My Path
The short version of how I ended up 'doing something with computers' for a living.
Note from 2020 me: This was posted on 14 February 2012 ... nothing has changed, I'm still here mucking about on computers.
My Mum and Dad bought a Commodore Vic20 when I was about four or five years old. It is something I have been forever grateful for, it set everything in motion – I have always wanted to do something with computers.
Next came the Sinclair Spectrum +2a, the Amiga 600, then numerous PCs. That timeline was always interspersed with a with a console here and there, games have always been a part of my computer life, but more often than not I just loved fiddling about with computers.
Copying out lines of BASIC from a book, drawing Lambourghini Diablos in Deluxe Paint, making music noises with OctaMED, retouching photos in PaintShop Pro, making noises music
with Acid Pro, sticking a random bit of PCB board into one of the
mysterious slots of the Spectrum to see what would happen (it blows the
PSU apparently), and many other gloriously pointless hours I have
invested in doing something with computers over the years.
At school I enjoyed art, I really enjoyed design technology, but I wanted to do something with computers. So for my A Levels I chose Computing, Geography and Business Studies(!? – I wish I could go back and have a word with myself).
I was plugging away through my A levels when in 1997 I discovered this thing called the internet. For a couple of quid I could go to a local college and get online for an hour. I saved sites to floppy disk, took them home and dissected how they worked on my ropey 386 or 486.
I toddled off to university to do a degree in something called Applied Computer Technology. A course that saw us learning the mathematics behind mechanical engineering in the first year. Along with electronics, Visual Basic, C++, network topology and infrastructure, 3d modelling, computer games and Lord knows what else. I still knew I wanted to do something with computers, but alas all that the awful, awful course succeeded in doing was showing me what I didn’t want to do with computers.
But there was always the web. I loved the web. It allowed me to do all that tinkering, fiddling, and all that lovely doing something with computers. I discovered I actually had more visual nouse than I thought I did. That love of art, design and creation came to the fore.
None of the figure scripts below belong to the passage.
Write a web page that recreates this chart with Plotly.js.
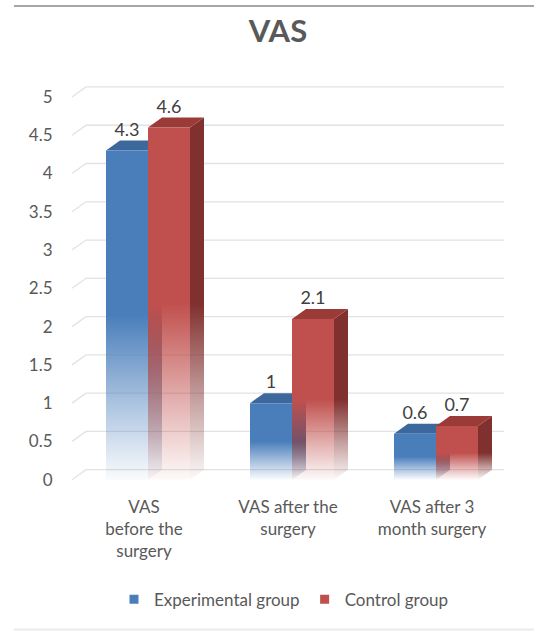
<!DOCTYPE html>
<html><head><meta charset="utf-8">
<script src="https://cdn.plot.ly/plotly-3.0.1.min.js"></script>
<style>html,body{margin:0;padding:0;background:#fff;}#chart{width:534px;height:639px;}</style>
</head><body><div id="chart"></div>
<script>
// ---- data ----
const categories = ['VAS<br>before the<br>surgery', 'VAS after the<br>surgery', 'VAS after 3<br>month surgery'];
const seriesNames = ['Experimental group', 'Control group'];
const experimental = [4.3, 1, 0.6];
const control = [4.6, 2.1, 0.7];
const yTicks = [0, 0.5, 1, 1.5, 2, 2.5, 3, 3.5, 4, 4.5, 5];
const chartTitle = 'VAS';

// ---- style / geometry ----
const W = 534, H = 639;
const ML = 72, MT = 74, PW = 432;           // plot area
const XR = [-0.5, 2.5], YR = [-0.2, 5.3];
const PXX = (XR[1] - XR[0]) / PW;            // x units per px
const PH = 421.3;
const PXY = (YR[1] - YR[0]) / PH;            // y units per px
const MB = H - MT - PH;
const FRONT_OFF = -38 * PXX, BAR_W = 42 * PXX, DX = 14 * PXX, DV = 10 * PXY;
const FONT = 'Lato, "Open Sans", sans-serif';
const frontRGB = [[74, 126, 187], [192, 80, 77]];
const topCol = ['#3d689c', '#9b3b38'];
const sideRGB = [[47, 85, 130], [128, 48, 46]];
const rgba = (c, a) => `rgba(${c[0]},${c[1]},${c[2]},${a})`;
const fade = c => [[0, rgba(c, 0.03)], [0.45, rgba(c, 0.45)], [1, rgba(c, 1)]];

const seriesVals = [experimental, control];
const traces = [];
seriesVals.forEach((vals, s) => {
  vals.forEach((v, i) => {
    const x0 = i + FRONT_OFF + s * BAR_W, x1 = x0 + BAR_W;
    // side face
    traces.push({type: 'scatter', mode: 'none', fill: 'toself', hoverinfo: 'skip', showlegend: false,
      x: [x1, x1 + DX, x1 + DX, x1, x1], y: [0, DV, v + DV, v, 0],
      fillgradient: {type: 'vertical', start: 0, stop: v * 0.5, colorscale: fade(sideRGB[s])}});
    // top face
    traces.push({type: 'scatter', mode: 'none', fill: 'toself', hoverinfo: 'skip', showlegend: false,
      x: [x0, x0 + DX, x1 + DX, x1, x0], y: [v, v + DV, v + DV, v, v], fillcolor: topCol[s]});
    // front face
    traces.push({type: 'scatter', mode: 'none', fill: 'toself', hoverinfo: 'skip', showlegend: false,
      x: [x0, x1, x1, x0, x0], y: [0, 0, v, v, 0],
      fillgradient: {type: 'vertical', start: 0, stop: v * 0.5, colorscale: fade(frontRGB[s])}});
  });
});
// data labels
seriesVals.forEach((vals, s) => {
  traces.push({type: 'scatter', mode: 'text', hoverinfo: 'skip', showlegend: false,
    x: vals.map((v, i) => i + FRONT_OFF + s * BAR_W + BAR_W / 2),
    y: vals.map(v => v + DV * 1.05),
    text: vals.map(v => String(v)), textposition: 'top center',
    textfont: {family: FONT, size: 18, color: '#404040'}});
});
// legend entries
seriesNames.forEach((n, s) => {
  traces.push({type: 'scatter', mode: 'markers', name: n, x: [null], y: [null], hoverinfo: 'skip',
    marker: {symbol: 'square', size: 9, color: rgba(frontRGB[s], 1)}});
});

// back-wall gridlines
const shapes = yTicks.map(t => ({type: 'path', xref: 'x', yref: 'y', layer: 'below',
  path: `M ${XR[0]},${t} L ${XR[0] + DX},${t + DV} L ${XR[1] + DX * 0.6},${t + DV}`,
  line: {color: '#e2e2e2', width: 1.3}}));
const pxX = px => (px - ML) / PW;
const pxY = py => (MT + PH - py) / PH;
shapes.push({type: 'line', xref: 'paper', yref: 'paper', x0: pxX(14), x1: pxX(534), y0: pxY(6), y1: pxY(6),
  line: {color: '#a6a6a6', width: 2}});
shapes.push({type: 'line', xref: 'paper', yref: 'paper', x0: pxX(14), x1: pxX(534), y0: pxY(630), y1: pxY(630),
  line: {color: '#ebebeb', width: 2}});

const layout = {
  width: W, height: H,
  margin: {l: ML, t: MT, r: W - ML - PW, b: MB, pad: 0},
  paper_bgcolor: '#fff', plot_bgcolor: 'rgba(0,0,0,0)',
  font: {family: FONT, color: '#595959'},
  title: {text: chartTitle, font: {family: FONT, size: 31, color: '#595959', weight: 'bold'},
    x: 278 / W, xref: 'container', xanchor: 'center', y: 1 - 31 / H, yref: 'container', yanchor: 'middle'},
  xaxis: {range: XR, tickvals: [0, 1, 2], ticktext: categories, showgrid: false, zeroline: false,
    showline: false, ticks: '', tickfont: {family: FONT, size: 17, color: '#595959'}, fixedrange: true},
  yaxis: {range: YR, tickvals: yTicks, showgrid: false, zeroline: false, showline: false,
    ticks: 'outside', ticklen: 15, tickcolor: 'rgba(0,0,0,0)',
    tickfont: {family: FONT, size: 17, color: '#595959'}, fixedrange: true},
  showlegend: true,
  legend: {orientation: 'h', x: pxX(284), xanchor: 'center', y: pxY(600), yanchor: 'middle',
    font: {family: FONT, size: 17, color: '#595959'}, traceorder: 'normal', bgcolor: 'rgba(0,0,0,0)'},
  shapes: shapes
};
Plotly.newPlot('chart', traces, layout, {displayModeBar: false, staticPlot: true});
</script></body></html>
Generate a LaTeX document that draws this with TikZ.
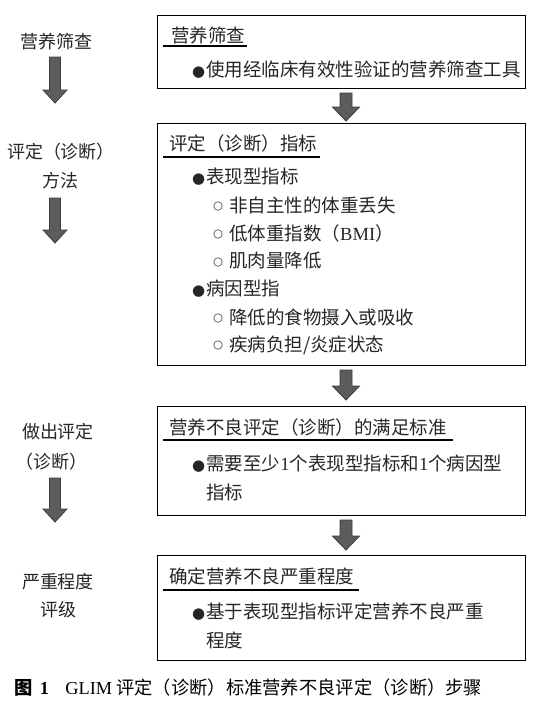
\documentclass[tikz,border=0pt]{standalone}
\usepackage{fontspec}
\setmainfont{Noto Sans CJK SC}
\newfontfamily\latinserif{Liberation Serif}
\newfontfamily\symfont{DejaVu Sans}
\usetikzlibrary{calc}
\definecolor{txt}{HTML}{262626}
\definecolor{arrfill}{HTML}{5C5C5C}
\definecolor{arrline}{HTML}{3C3C3C}
\newcommand\bdotmark{{\symfont\fontsize{15}{18}\selectfont ●}\hspace{1pt}}
\newcommand\ringmark{\raisebox{2.6pt}{\symfont\fontsize{11.5}{12}\selectfont ○}\hspace{6pt}}
\tikzset{
  boxframe/.style={draw=black, line width=1.4pt, inner sep=0pt, anchor=north west},
  txtnode/.style={inner sep=0pt, anchor=west, text=txt, font=\fontsize{18.5}{21}\selectfont},
  sidenode/.style={inner sep=0pt, anchor=center, text=txt, font=\fontsize{18}{21}\selectfont},
  capnode/.style={inner sep=0pt, anchor=west, text=black, font=\fontsize{18.3}{20}\selectfont},
  headline/.style={draw=black, line width=1.2pt},
  garrowstyle/.style={fill=arrfill, draw=arrline, line width=0.8pt, line join=miter},
}
% big down arrow: name, x centre, y top, y tip, shaft half width, head half width, head length
\newcommand\garrow[7]{%
  \coordinate (#1-top) at (#2,#3);
  \coordinate (#1-tip) at (#2,#4);
  \draw[garrowstyle] ($(#1-top)+(-#5,0)$) -- ($(#1-top)+(#5,0)$)
     -- ($(#1-tip)+(#5,-#7)$) -- ($(#1-tip)+(#6,-#7)$) -- (#1-tip)
     -- ($(#1-tip)+(-#6,-#7)$) -- ($(#1-tip)+(-#5,-#7)$) -- cycle;
}
\begin{document}
\begin{tikzpicture}[x=1pt,y=-1pt]
\useasboundingbox (0,0) rectangle (542,705);
\fill[white] (0,0) rectangle (542,705);

% ---------- box 1
\node[boxframe, minimum width=368pt, minimum height=73pt] (b1) at (157,15) {};
\node[txtnode] (h1) at (171,35) {营养筛查};
\draw[headline] (163,46) -- (247,46);
\node[txtnode] (b1l1) at (192,70) {\bdotmark 使用经临床有效性验证的营养筛查工具};

% ---------- box 2
\node[boxframe, minimum width=368pt, minimum height=242pt] (b2) at (157,123) {};
\node[txtnode] (h2) at (169,143) {评定（诊断）指标};
\draw[headline] (163,157) -- (320,157);
\node[txtnode] (b2l1) at (192,177) {\bdotmark 表现型指标};
\node[txtnode] (b2l2) at (213,205) {\ringmark 非自主性的体重丢失};
\node[txtnode] (b2l3) at (213,233) {\ringmark 低体重指数（{\latinserif BMI}）};
\node[txtnode] (b2l4) at (213,261) {\ringmark 肌肉量降低};
\node[txtnode] (b2l5) at (192,289) {\bdotmark 病因型指};
\node[txtnode] (b2l6) at (213,317) {\ringmark 降低的食物摄入或吸收};
\node[txtnode] (b2l7) at (213,345) {\ringmark 疾病负担/炎症状态};

% ---------- box 3
\node[boxframe, minimum width=368pt, minimum height=109pt] (b3) at (157,406) {};
\node[txtnode] (h3) at (169,427) {营养不良评定（诊断）的满足标准};
\draw[headline] (163,440) -- (453,440);
\node[txtnode] (b3l1) at (192,464) {\bdotmark 需要至少{\latinserif 1}个表现型指标和{\latinserif 1}个病因型};
\node[txtnode] (b3l2) at (206,492) {指标};

% ---------- box 4
\node[boxframe, minimum width=368pt, minimum height=105pt] (b4) at (157,555) {};
\node[txtnode] (h4) at (169,576) {确定营养不良严重程度};
\draw[headline] (163,590) -- (359,590);
\node[txtnode] (b4l1) at (192,612) {\bdotmark 基于表现型指标评定营养不良严重};
\node[txtnode] (b4l2) at (206,640) {程度};

% ---------- centre arrows
\garrow{a1}{346}{93}{121}{6}{13.5}{14}
\garrow{a2}{346}{370}{400}{6}{13.5}{14}
\garrow{a3}{346}{520}{550}{6}{13.5}{14}

% ---------- left column
\node[sidenode] (s1) at (56,42) {营养筛查};
\garrow{la1}{55}{57}{103}{5.5}{12}{13}
\node[sidenode] (s2a) at (61,152) {评定（诊断）};
\node[sidenode] (s2b) at (60,181) {方法};
\garrow{la2}{55}{198}{243}{5.5}{12}{13}
\node[sidenode] (s3a) at (58,432) {做出评定};
\node[sidenode] (s3b) at (52,462) {（诊断）};
\garrow{la3}{55}{478}{522}{5.5}{12}{13}
\node[sidenode] (s4a) at (58,582) {严重程度};
\node[sidenode] (s4b) at (58,610) {评级};

% ---------- caption
\node[capnode] (cap) at (14,688) {\textbf{图}\hspace{0.4em}{\latinserif\bfseries 1}\hspace{0.9em}{\latinserif GLIM} 评定（诊断）标准营养不良评定（诊断）步骤};
\end{tikzpicture}
\end{document}
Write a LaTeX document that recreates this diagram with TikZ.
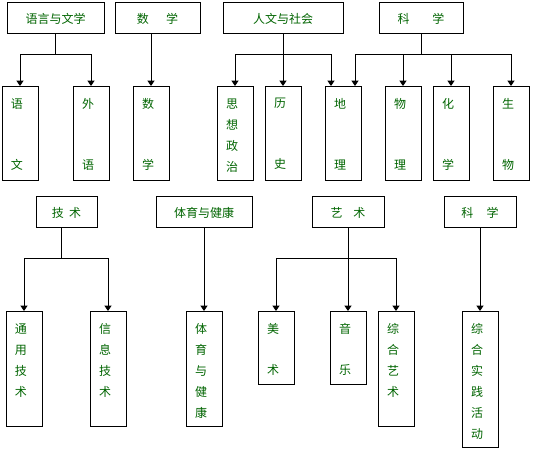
\documentclass[tikz,border=0pt]{standalone}
\usepackage{fontspec}
\newfontfamily\cjk{Noto Sans CJK SC}
\usepackage{xcolor}
\usetikzlibrary{arrows.meta,positioning}
\definecolor{txtgreen}{RGB}{0,100,0}

\begin{document}
\begin{tikzpicture}[
  x=0.75pt, y=-0.75pt,
  line width=0.75pt,
  font=\cjk\fontsize{9}{15.75}\selectfont,
  head/.style={draw, minimum height=23.25pt, inner sep=0pt, text=txtgreen},
  sub/.style={draw, anchor=north, minimum width=27pt, inner sep=0pt},
  subtxt/.style={anchor=north, inner sep=0pt, align=center, text=txtgreen},
  arr/.style={-{Triangle[width=5.25pt,length=4pt]}}
]
\useasboundingbox (0,0) rectangle (536,452);

% upper group
\node[head, minimum width=72.75pt] (yywx) at (55.5,18.5) {语言与文学};
\node[head, minimum width=63.75pt] (sxt)  at (157.5,18.5) {数\hspace{1.42em}学};
\node[head, minimum width=90pt]    (rwsh) at (283,18.5) {人文与社会};
\node[head, minimum width=63pt]    (kxt)  at (421,18.5) {科\hspace{1.9em}学};

\node[sub, minimum height=70.5pt] (yw)   at (20,86)  {};
\node[sub, minimum height=70.5pt] (wy)   at (91,86)  {};
\node[sub, minimum height=70.5pt] (sx)   at (151,86) {};
\node[sub, minimum height=70.5pt] (sxzz) at (235,86) {};
\node[sub, minimum height=70.5pt] (ls)   at (283,86) {};
\node[sub, minimum height=70.5pt] (dl)   at (343,86) {};
\node[sub, minimum height=70.5pt] (wl)   at (403,86) {};
\node[sub, minimum height=70.5pt] (hx)   at (451,86) {};
\node[sub, minimum height=70.5pt] (sw)   at (511,86) {};

\node[subtxt] (yw-t)   at ([xshift=-2.25pt,yshift=-9pt]yw.north)   {语\\[30pt]文};
\node[subtxt] (wy-t)   at ([xshift=-2.25pt,yshift=-9pt]wy.north)   {外\\[30pt]语};
\node[subtxt] (sx-t)   at ([xshift=-2.25pt,yshift=-9pt]sx.north)   {数\\[30pt]学};
\node[subtxt] (sxzz-t) at ([xshift=-2.25pt,yshift=-9pt]sxzz.north) {思\\想\\政\\治};
\node[subtxt] (ls-t)   at ([xshift=-2.25pt,yshift=-9pt]ls.north)   {历\\[30pt]史};
\node[subtxt] (dl-t)   at ([xshift=-2.25pt,yshift=-9pt]dl.north)   {地\\[30pt]理};
\node[subtxt] (wl-t)   at ([xshift=-2.25pt,yshift=-9pt]wl.north)   {物\\[30pt]理};
\node[subtxt] (hx-t)   at ([xshift=-2.25pt,yshift=-9pt]hx.north)   {化\\[30pt]学};
\node[subtxt] (sw-t)   at ([xshift=-2.25pt,yshift=-9pt]sw.north)   {生\\[30pt]物};

\coordinate (bar1) at (55.5,55);
\coordinate (bar3) at (283,55);
\coordinate (bar4) at (421,55);

\draw (yywx) -- (bar1);
\draw[arr] (bar1) -| (yw);
\draw[arr] (bar1) -| (wy);
\draw[arr] (sxt.south -| sx.north) -- (sx.north);
\draw[arr] (rwsh) -- (ls);
\draw[arr] (bar3) -| (sxzz);
\draw[arr] (bar3) -| ([xshift=-9pt]dl.north);
\draw (kxt) -- (bar4);
\draw[arr] (bar4) -| ([xshift=9pt]dl.north);
\draw[arr] (bar4) -| (wl);
\draw[arr] (bar4) -| (hx);
\draw[arr] (bar4) -| (sw);

% lower group
\node[head, minimum width=45.75pt] (js)   at (66.5,212.5) {技\hspace{0.42em}术};
\node[head, minimum width=72pt]    (tyjk) at (204,212.5)  {体育与健康};
\node[head, minimum width=54pt]    (ys)   at (348,212.5)  {艺\hspace{0.9em}术};
\node[head, minimum width=54pt]    (kx2)  at (480,212.5)  {科\hspace{1.1em}学};

\node[sub, minimum height=86.25pt] (tyjs)   at (24,311)  {};
\node[sub, minimum height=86.25pt] (xxjs)   at (108,311) {};
\node[sub, minimum height=86.25pt] (tyyjk)  at (204,311) {};
\node[sub, minimum height=54.75pt] (ms)     at (276,311) {};
\node[sub, minimum height=54.75pt] (yy)     at (348,311) {};
\node[sub, minimum height=86.25pt] (zhys)   at (396,311) {};
\node[sub, minimum height=102pt]   (zhsjhd) at (480,311) {};

\node[subtxt] (tyjs-t)   at ([xshift=-2.25pt,yshift=-9pt]tyjs.north)   {通\\用\\技\\术};
\node[subtxt] (xxjs-t)   at ([xshift=-2.25pt,yshift=-9pt]xxjs.north)   {信\\息\\技\\术};
\node[subtxt] (tyyjk-t)  at ([xshift=-2.25pt,yshift=-9pt]tyyjk.north)  {体\\育\\与\\健\\康};
\node[subtxt] (ms-t)     at ([xshift=-2.25pt,yshift=-9pt]ms.north)     {美\\[15pt]术};
\node[subtxt] (yy-t)     at ([xshift=-2.25pt,yshift=-9pt]yy.north)     {音\\[15pt]乐};
\node[subtxt] (zhys-t)   at ([xshift=-2.25pt,yshift=-9pt]zhys.north)   {综\\合\\艺\\术};
\node[subtxt] (zhsjhd-t) at ([xshift=-2.25pt,yshift=-9pt]zhsjhd.north) {综\\合\\实\\践\\活\\动};

\coordinate (bar5) at (61,259);
\coordinate (bar7) at (348,259);

\draw (js.south -| bar5) -- (bar5);
\draw[arr] (bar5) -| (tyjs);
\draw[arr] (bar5) -| (xxjs);
\draw[arr] (tyjk) -- (tyyjk);
\draw[arr] (ys) -- (yy);
\draw[arr] (bar7) -| (ms);
\draw[arr] (bar7) -| (zhys);
\draw[arr] (kx2) -- (zhsjhd);
\end{tikzpicture}
\end{document}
Bar a couple of stints behind the counter at HMV, and four glorious months play testing games at Sony Liverpool I have always worked with the web. My one and only career has been the web. I’ve not transferred from something else, I haven’t trained in something else and moved over, I am purely someone who has spent their entire adult building things for the web.
The web was the something with computers that I always wanted to do.